My first visit to Swaziland, Southern Africa, was in the summer of 2002. I recommend going in some other season; it was 115 degrees the afternoon we landed. We were met by one of the Cabrini volunteers I had recently sent to serve at a rural mission there.
That first day, we stopped in Manzini, one of two large cities in this tiny country, to meet some other Cabrini people for lunch. We sat outside at an Italian restaurant in a strip mall, shaded by large umbrellas.
The heat was oppressive. It seemed to rise up from baked sidewalks, enveloping us like a blanket. I could hardly breathe.
Then I became aware of women walking in and out of the nearby shops, clothed in layers of flowing black fabric covering every inch of them; even their heads were covered. No one else in our group seemed to notice them.
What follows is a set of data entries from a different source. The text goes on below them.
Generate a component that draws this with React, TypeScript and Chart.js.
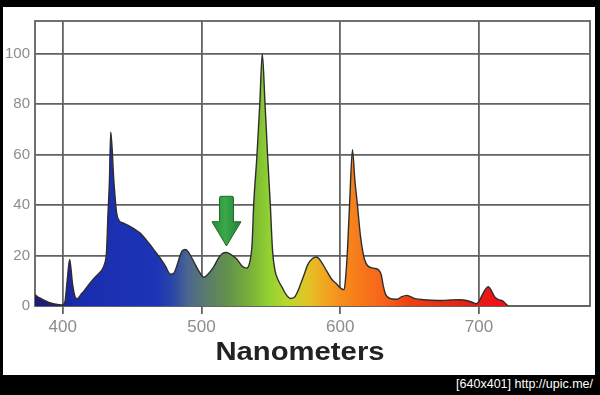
import React, { useEffect, useRef } from "react";
import { Chart, registerables } from "chart.js";

Chart.register(...registerables);

// ---- data ----
const wavelengths = [
  380, 383, 386.5, 390, 394, 399.5, 401.5, 403, 405, 407, 409, 410.5, 413, 415.5, 420, 424, 427.5, 430,
  431.6, 432.6, 433.6, 434.6, 436.9, 438.8, 440.5, 444, 449, 453, 456, 460, 463.5, 467, 470.5, 474,
  477.7, 480, 482, 484, 486, 488.5, 491, 494.5, 499, 501.7, 505, 508.8, 512, 515, 518, 521, 525.6,
  529, 532.5, 535, 536.5, 537.6, 540, 542, 543.8, 545.8, 547.6, 549.6, 551.2, 553, 555.5, 558, 561,
  564, 567, 569.5, 571.5, 574, 576.5, 580, 583, 586, 590.4, 594, 597.6, 601, 602.8, 604, 605, 606.7,
  608.8, 610.5, 612.4, 614.5, 616.8, 618.5, 620.5, 624, 627.6, 629.5, 631, 632.6, 635, 638, 641, 644,
  648, 651, 654, 660, 666, 673, 680, 686, 691, 695, 698, 700, 702, 704.5, 706.7, 709, 711.5, 714, 717,
  719, 721,
];
const intensities = [
  4.5, 3.3, 2.3, 1.4, 0.8, 0.4, 1.5, 9, 18.5, 9, 3.5, 2.9, 4.5, 6.1, 9.3, 11.8, 13.8, 16.5,
  22, 36.6, 49, 69, 49, 37, 34, 32.8, 31.4, 30, 28.8, 26.3, 23.9, 21.3, 18.8, 15.8,
  12.6, 13, 15.5, 19, 21.8, 22.4, 21, 17.5, 13, 11.4, 12.8, 15.5, 18.8, 20.8, 21.2, 20.5, 18.5,
  16, 15, 18, 25, 40, 60, 80, 100, 80, 60, 40, 22, 14, 10, 7.5, 4.5,
  3, 3.5, 6, 8.8, 12.5, 16.3, 18.8, 19.4, 17.8, 13.7, 10.5, 8.6, 6.8, 6.5, 12, 20, 40,
  62, 50, 40, 28, 20, 17, 15.6, 15, 14.3, 12.5, 8, 4.8, 3.2, 2.8, 2.7, 3.6,
  4.2, 3.6, 2.9, 2.5, 2.3, 2.2, 2.4, 2.5, 2.2, 1.5, 0.9, 1.8, 4, 6.5, 7.7, 6, 3.5, 2.5, 2,
  1, 0,
];
const xTickValues = [400, 500, 600, 700];
const yTickValues = [0, 20, 40, 60, 80, 100];
const xMin = 380;
const xMax = 780;
const yMin = 0;
const yMax = 113;
const xTitle = "Nanometers";
const footerText = "[640x401] http://upic.me/";

// spectrum colour stops (wavelength, colour)
const colorStopNm = [380, 398, 410, 468, 480, 490, 502, 518, 535, 548, 562, 576, 588, 600, 615, 632, 650, 680, 705, 720];
const colorStopColor = [
  "#1c1a78", "#1c2290", "#1a2cae", "#1c34b6", "#2c48a6", "#4a6690", "#587a70", "#62904e", "#78b03a",
  "#90d030", "#bcd82e", "#e0c426", "#f2a820", "#f58e1e", "#f7781a", "#f6621a", "#ee4012", "#e62a12",
  "#e81818", "#ff0a14",
];

// green arrow annotation (wavelength, values)
const arrowNm = 518;
const arrowTipValue = 23.8;
const arrowHeadValue = 33.4;
const arrowTopValue = 43.5;

const gridColor = "#626262";
const tickColor = "#8c8c8c";

export default function App() {
  const canvasRef = useRef<HTMLCanvasElement | null>(null);

  useEffect(() => {
    document.body.style.margin = "0";
    const canvas = canvasRef.current;
    if (!canvas) return;

    const framePlugin = {
      id: "frame",
      beforeDatasetsDraw(chart: any) {
        const { ctx, chartArea } = chart;
        ctx.save();
        ctx.strokeStyle = gridColor;
        ctx.lineWidth = 1.8;
        ctx.strokeRect(chartArea.left, chartArea.top, chartArea.right - chartArea.left, chartArea.bottom - chartArea.top);
        ctx.restore();
      },
    };

    const arrowPlugin = {
      id: "arrow",
      afterDatasetsDraw(chart: any) {
        const { ctx, scales } = chart;
        const x = scales.x.getPixelForValue(arrowNm);
        const tip = scales.y.getPixelForValue(arrowTipValue);
        const head = scales.y.getPixelForValue(arrowHeadValue);
        const top = scales.y.getPixelForValue(arrowTopValue);
        const sw = 7;
        const hw = 14.5;
        ctx.save();
        ctx.beginPath();
        ctx.moveTo(x - sw, top + 1.5);
        ctx.quadraticCurveTo(x - sw, top, x - sw + 1.5, top);
        ctx.lineTo(x + sw - 1.5, top);
        ctx.quadraticCurveTo(x + sw, top, x + sw, top + 1.5);
        ctx.lineTo(x + sw, head);
        ctx.lineTo(x + hw, head);
        ctx.lineTo(x, tip);
        ctx.lineTo(x - hw, head);
        ctx.lineTo(x - sw, head);
        ctx.closePath();
        const g = ctx.createLinearGradient(x - hw, 0, x + hw, 0);
        g.addColorStop(0, "#2a8a38");
        g.addColorStop(0.45, "#3aa84a");
        g.addColorStop(1, "#23803a");
        ctx.fillStyle = g;
        ctx.fill();
        ctx.strokeStyle = "#1e6a2c";
        ctx.lineWidth = 1;
        ctx.stroke();
        ctx.restore();
      },
    };

    const chart = new Chart(canvas, {
      type: "line",
      data: {
        datasets: [
          {
            data: wavelengths.map((w, i) => ({ x: w, y: intensities[i] })),
            borderColor: "#2e2e2e",
            borderWidth: 1.4,
            pointRadius: 0,
            cubicInterpolationMode: "monotone",
            fill: "origin",
            backgroundColor: (c: any) => {
              const ch = c.chart;
              const xs = ch.scales && ch.scales.x;
              if (!xs || !ch.chartArea) return "#1d36b8";
              const x0 = xs.getPixelForValue(colorStopNm[0]);
              const x1 = xs.getPixelForValue(colorStopNm[colorStopNm.length - 1]);
              if (!Number.isFinite(x0) || !Number.isFinite(x1) || x1 === x0) return "#1d36b8";
              const g = ch.ctx.createLinearGradient(x0, 0, x1, 0);
              const span = colorStopNm[colorStopNm.length - 1] - colorStopNm[0];
              colorStopNm.forEach((nm, i) => g.addColorStop((nm - colorStopNm[0]) / span, colorStopColor[i]));
              return g;
            },
          },
        ],
      },
      options: {
        responsive: false,
        animation: false,
        layout: { padding: { top: 2, right: 5, left: 0, bottom: 0 } },
        plugins: { legend: { display: false }, tooltip: { enabled: false } },
        scales: {
          x: {
            type: "linear",
            min: xMin,
            max: xMax,
            afterFit: (s: any) => {
              s.height = 69;
            },
            afterBuildTicks: (s: any) => {
              s.ticks = xTickValues.map((v) => ({ value: v }));
            },
            ticks: {
              color: tickColor,
              font: { family: "'Liberation Sans', Arial, sans-serif", size: 17 },
              padding: 3,
              maxRotation: 0,
              autoSkip: false,
            },
            grid: { color: gridColor, lineWidth: 1.8, tickLength: 8, drawTicks: true },
            border: { display: false },
          },
          y: {
            min: yMin,
            max: yMax,
            afterFit: (s: any) => {
              s.width = 32;
            },
            afterBuildTicks: (s: any) => {
              s.ticks = yTickValues.map((v) => ({ value: v }));
            },
            ticks: {
              color: tickColor,
              font: { family: "'Liberation Sans', Arial, sans-serif", size: 15 },
              padding: 5,
            },
            grid: { color: gridColor, lineWidth: 1.8, drawTicks: false },
            border: { display: false },
          },
        },
      },
      plugins: [framePlugin, arrowPlugin],
    } as any);

    return () => chart.destroy();
  }, []);

  return (
    <div style={{ position: "fixed", left: 0, top: 0, width: 600, height: 395, background: "#000", overflow: "hidden" }}>
      <div style={{ position: "absolute", left: 3, top: 7, width: 592, height: 368, background: "#fff" }}>
        <canvas ref={canvasRef} width={592} height={368} style={{ display: "block" }} />
        <div
          style={{
            position: "absolute",
            left: 0,
            width: 594,
            top: 332,
            textAlign: "center",
            fontFamily: "'Liberation Sans', Arial, sans-serif",
            fontWeight: "bold",
            fontSize: 25,
            lineHeight: "25px",
            color: "#222",
            transform: "scaleX(1.17)",
            transformOrigin: "297px 50%",
          }}
        >
          {xTitle}
        </div>
      </div>
      <div
        style={{
          position: "absolute",
          right: 7,
          top: 376,
          fontFamily: "'Liberation Sans', Arial, sans-serif",
          fontSize: 12.5,
          lineHeight: "16px",
          color: "#fff",
          whiteSpace: "nowrap",
        }}
      >
        {footerText}
      </div>
    </div>
  );
}
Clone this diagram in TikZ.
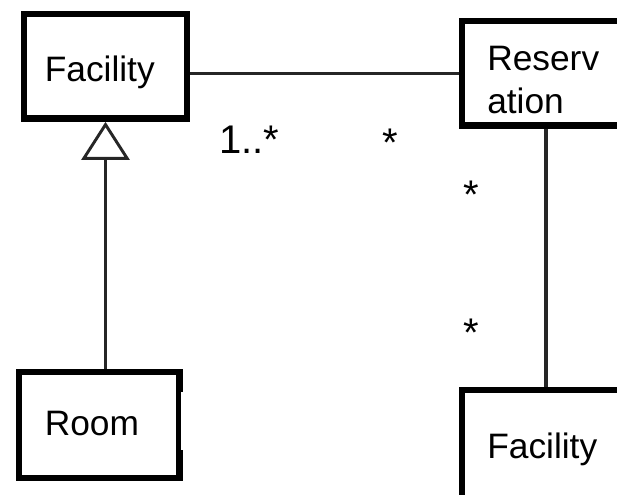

I try to be culturally sensitive when I travel, but the sight of these black-clad women in the oppressive heat so startled me that I blurted out, “Why are those women wearing black?”
“They are widows,” was the answer. In Swaziland, a widow covers herself in black for one year after the death of her spouse. She marks the end of this grieving period by hosting a dinner for her family and friends.
Ten years later, after my friend Jim died, I remembered the widows of Swaziland.
Soon after Jim died, I realized how quickly other people move on with their lives. Even people who were right by my side during Jim’s illness did not remember the milestones that were shaping my life—the monthly anniversaries of his death, or the one-year anniversary of the day he was diagnosed or the anniversary of the day he left the hospital. I was marking time, not by calendar days, but by the events of Jim’s last year of life. I was grieving.
I longed for some type of outward sign of my grief, something that would explain my sudden outbursts of tears, my forgetfulness and my inability to park my car between the lines in a parking lot. Grief was affecting all aspects of my life in ways I could not have imagined.
How wonderful it would have been to have an instantly-recognizable sign that said, “I am grieving,” that would remind people to give me some extra space, an allowance for my not quite being myself.
It is now almost one year since Jim died, and I have learned so much about grieving, my own and others. I have learned that no two people grieve in the same way or on the same timeline. I have also come to a deep appreciation for the wisdom of the Swazi custom of a public sign of grief.